It began with Doom 2016 – a Switch port so ambitious, it simply didn’t seem possible. However, since then, a procession of technologically ambitious current-gen console titles have migrated onto the Nintendo console hybrid, culminating in the arrival of the wonderful Metro Redux from 4A Games – highly impressive conversions and perhaps the closest, most authentic first-person shooter ports we’ve seen. So what’s the secret? How do developers manage to achieve such impressive results from five-year-old Nvidia mobile hardware?

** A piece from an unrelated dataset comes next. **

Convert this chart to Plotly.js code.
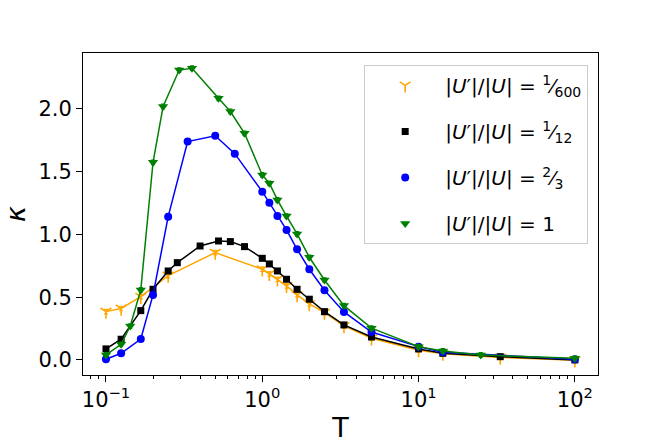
<!DOCTYPE html>
<html>
<head>
<meta charset="utf-8">
<script src="https://cdn.plot.ly/plotly-3.0.1.min.js"></script>
<style>
  body { margin: 0; background: white; }
  #chart { width: 664px; height: 443px; }
</style>
</head>
<body>
<div id="chart"></div>
<script>
// kappa vs T, four perturbation strengths
var tOrange = [0.1, 0.125, 0.167, 0.25, 0.5, 1.0, 1.11, 1.25, 1.43, 1.67, 2, 2.5, 3.33, 5, 10, 14.3, 33.3, 100];
var kOrange = [0.385, 0.41, 0.504, 0.672, 0.855, 0.723, 0.686, 0.643, 0.59, 0.518, 0.446, 0.377, 0.271, 0.173, 0.078, 0.05, 0.02, -0.003];

var tBlack = [0.1, 0.125, 0.167, 0.2, 0.25, 0.286, 0.4, 0.525, 0.625, 0.77, 1.0, 1.11, 1.25, 1.43, 1.67, 2, 2.5, 3.33, 5, 10, 14.3, 33.3, 100];
var kBlack = [0.088, 0.165, 0.393, 0.563, 0.709, 0.775, 0.908, 0.948, 0.943, 0.903, 0.81, 0.765, 0.709, 0.643, 0.563, 0.484, 0.385, 0.279, 0.183, 0.088, 0.053, 0.026, 0.0];

var tBlue = [0.1, 0.125, 0.167, 0.2, 0.25, 0.333, 0.5, 0.667, 1.0, 1.11, 1.25, 1.43, 1.67, 2, 2.5, 3.33, 5, 10, 14.3, 100];
var kBlue = [0.006, 0.053, 0.167, 0.518, 1.142, 1.74, 1.787, 1.644, 1.341, 1.253, 1.147, 1.036, 0.882, 0.723, 0.555, 0.383, 0.222, 0.106, 0.061, 0.006];

var tGreen = [0.1, 0.125, 0.143, 0.167, 0.2, 0.232, 0.294, 0.355, 0.525, 0.625, 0.77, 1.0, 1.11, 1.25, 1.43, 1.67, 2, 2.5, 3.33, 5, 10, 14.3, 25, 100];
var kGreen = [0.04, 0.125, 0.27, 0.558, 1.575, 2.02, 2.31, 2.325, 2.085, 1.98, 1.806, 1.474, 1.408, 1.275, 1.147, 1.004, 0.818, 0.637, 0.433, 0.253, 0.106, 0.072, 0.04, 0.013];

var errSize = 0.018;

var names = [
  "|<i>U</i>′|/|<i>U</i>| = <sup>1</sup>⁄<sub>600</sub>",
  "|<i>U</i>′|/|<i>U</i>| = <sup>1</sup>⁄<sub>12</sub>",
  "|<i>U</i>′|/|<i>U</i>| = <sup>2</sup>⁄<sub>3</sub>",
  "|<i>U</i>′|/|<i>U</i>| = 1"
];
var xTicks = [0.1, 1, 10, 100];
var xTickText = ["10<sup>−1</sup>", "10<sup>0</sup>", "10<sup>1</sup>", "10<sup>2</sup>"];

var series = [
  {t: tOrange, k: kOrange, color: "#FFA500", symbol: "y-down-open", size: 9},
  {t: tBlack, k: kBlack, color: "#000000", symbol: "square", size: 7},
  {t: tBlue, k: kBlue, color: "#0000FF", symbol: "circle", size: 8},
  {t: tGreen, k: kGreen, color: "#008000", symbol: "triangle-down", size: 9}
];

var data = [];
series.forEach(function (s, i) {
  data.push({
    type: "scatter", mode: "lines", x: s.t, y: s.k,
    line: {color: s.color, width: 1.5},
    showlegend: false, hoverinfo: "skip", legendgroup: "g" + i
  });
  data.push({
    type: "scatter", mode: "markers", x: s.t, y: s.k, name: names[i],
    legendgroup: "g" + i,
    marker: {color: s.color, symbol: s.symbol, size: s.size,
             line: {color: s.color, width: s.symbol === "y-down-open" ? 1.6 : 0}},
    error_y: {type: "constant", value: errSize, color: s.color, thickness: 1.2, width: 2}
  });
});

var layout = {
  width: 664, height: 443,
  margin: {l: 83, r: 66, t: 53, b: 68},
  paper_bgcolor: "white", plot_bgcolor: "white",
  font: {family: "DejaVu Sans", size: 20, color: "black"},
  showlegend: true,
  legend: {
    x: 0.546, y: 0.963, xanchor: "left", yanchor: "top",
    bgcolor: "rgba(255,255,255,0.8)", bordercolor: "#cccccc", borderwidth: 1,
    font: {size: 20}, itemwidth: 70, traceorder: "grouped", tracegroupgap: 17
  },
  xaxis: {
    type: "log", range: [-1.147, 2.148],
    tickmode: "array", tickvals: xTicks, ticktext: xTickText,
    ticks: "outside", ticklen: 6, tickwidth: 1, tickcolor: "black",
    showline: true, mirror: true, linecolor: "black", linewidth: 1,
    showgrid: false, zeroline: false,
    tickfont: {size: 21},
    minor: {ticks: "outside", ticklen: 3, tickcolor: "black", dtick: "D1", showgrid: false},
    title: {text: "T", font: {size: 27}, standoff: 8}
  },
  yaxis: {
    range: [-0.12, 2.446], dtick: 0.5, tick0: 0, tickformat: ".1f",
    ticks: "outside", ticklen: 6, tickwidth: 1, tickcolor: "black",
    showline: true, mirror: true, linecolor: "black", linewidth: 1,
    showgrid: false, zeroline: false,
    tickfont: {size: 21},
    title: {text: "<i>κ</i>", font: {size: 27}, standoff: 12}
  }
};

Plotly.newPlot("chart", data, layout, {displayModeBar: false, staticPlot: true});
</script>
</body>
</html>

“At first, I did have really big concerns performance-wise,” admits 4A’s chief technical officer, Oles Shishkovstov. “You know, going from base PS4/Xbox One with approximately six and a half or seven CPU cores running at 1.6 GHz to 1.75GHz down to only three cores at 1.0GHz sounds scary. The GPU was fine, as graphics can be scaled up and down much easier than, for example, game simulation code.”
The results of the conversion work are certainly impressive bearing in mind the yawning gap in CPU specs. 4A started out by translating over the existing Metro Redux games from PS4 and Xbox One (and to stress the point, Switch get last-gen ports here), a process the 4A team carried out very quickly, but this early version of the game could only manage frame-rates of around seven to 15 frames per second. The games were entirely CPU-bound.
Halving the target frame-rate from the PS4 and Xbox One’s 60fps down to 30fps was required before the task of optimising systems began. “First, we backported some optimisations from Exodus to the Redux codebase,” Shishkovstov explains. “Then we focused on animation processing on the high level and on extracting ILP (instruction-level parallelism) out of the A57 on the low level – down to assembly. The low level optimizations alone got us to an unstable 30Hz when we were not GPU bound. Then the bone LODding arrived – the CPU [issue] was ‘solved’ even with some headroom necessary for stable framerate.”
Explained like that, 4A’s solution to the Switch’s CPU limitation seems fairly straightforward but the process of coding at the assembly level – literally the native language of the Switch ARM Cortex-A57 CPU cluster – can’t have been a walk in the park. Animation sucks up a lot of processor cycles, so the idea of adding level of detail (LOD) transitions to the system makes a lot of sense.